A hundred years ago, a woman with a cigarette was considered a scandal. Today, though, in developed countries, women buy and smoke cigarettes at nearly the same rate as men. Fifty years of tobacco advertising saturated with images of sophistication and slender women had a great social impact.
In the developing world, however, the gap remains. In China, for example, only 4 percent of its 650 million women smoke, compared to 40 percent of men. But researchers Benjamin Apelberg and Elisabeth Donaldson, co-authors of a chapter in the recent WHO publication Gender, Women and the Tobacco Epidemic, say the gap is shrinking. “Given the industry’s history and the untapped market … why wouldn’t they target the people who haven’t reached for their product yet? China and India are the biggest markets, and women hardly smoke in China,” says Donaldson, research program manager at the Institute for Global Tobacco Control (IGTC).

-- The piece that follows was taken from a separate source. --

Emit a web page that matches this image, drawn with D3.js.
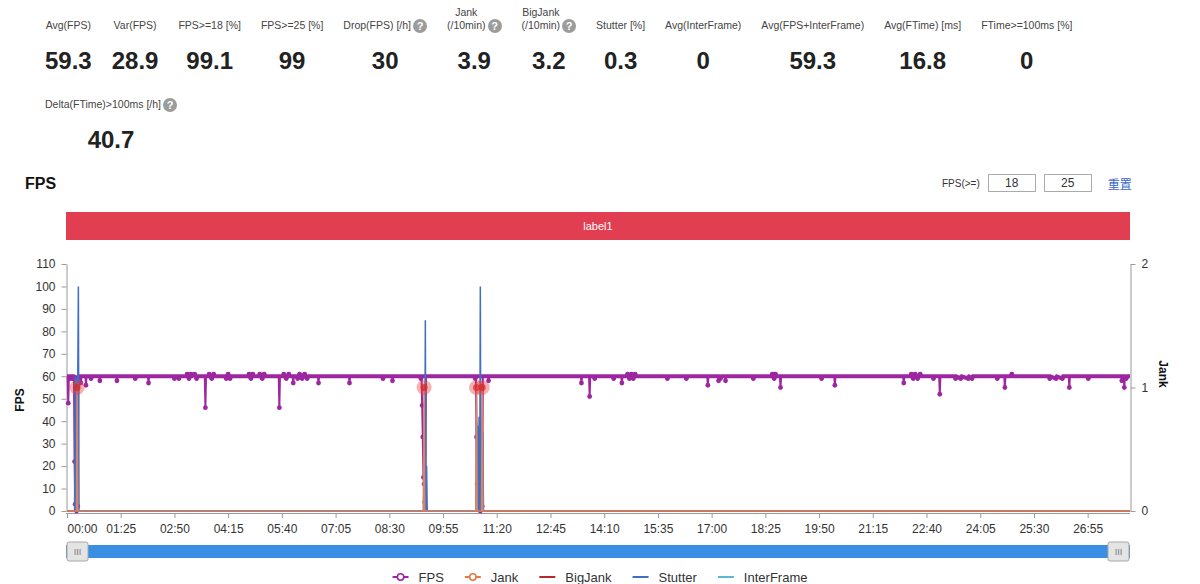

The best way to predict smoking trends is to look at the data on youth, ages 15 to 18, say the researchers. In China, for example, where only 4 percent of women smoke, the rate of experimentation with smoking among girls ages 14–24 is 20 percent. “Youth provide a sense of what the future holds, and, worldwide, girls are catching up,” says Apelberg, PhD ’06, MHS ’00, an assistant scientist in Epidemiology.
The industry knows this, too. Products such as Camel No. 9 cigarettes (a play on the French perfumes Chanel Nos. 5 and 19) target young girls, says Donaldson, MHS ’08. These cigarettes are sold in a slim, pink case, marketed as “light and luscious,” and accompanied by free berry-flavored lip balm and cell phone jewelry.
One of the industry’s most successful strategies for marketing to women has been the “light” or “low-tar” cigarette, which purported to be safer, with less nicotine and fewer chemicals. Eventually, research exposed the “light” cigarette as a sham. In June, the FDA banned U.S. cigarette packs from declaring themselves “light” or “low-tar.”
“One of the things that’s so disturbing,” says Frances Stillman, co-director of the IGTC, “is that in the developing world, it’s the wealthier women who are taking up smoking. The industry has known for a very long time that these women want to be sophisticated and Western.”
The best hope for protecting women from the dangers of tobacco, says Stillman, is to separate the images of smoking from those of sophistication, glamour, independence and individualism. Some countries mandate that tobacco packages contain graphic warnings, while other nations have banned everything but the name from the package. “For young women, the issue is movement toward making these products less desirable,” she says.” We have to get rid of the images of beautiful, successful women smoking.”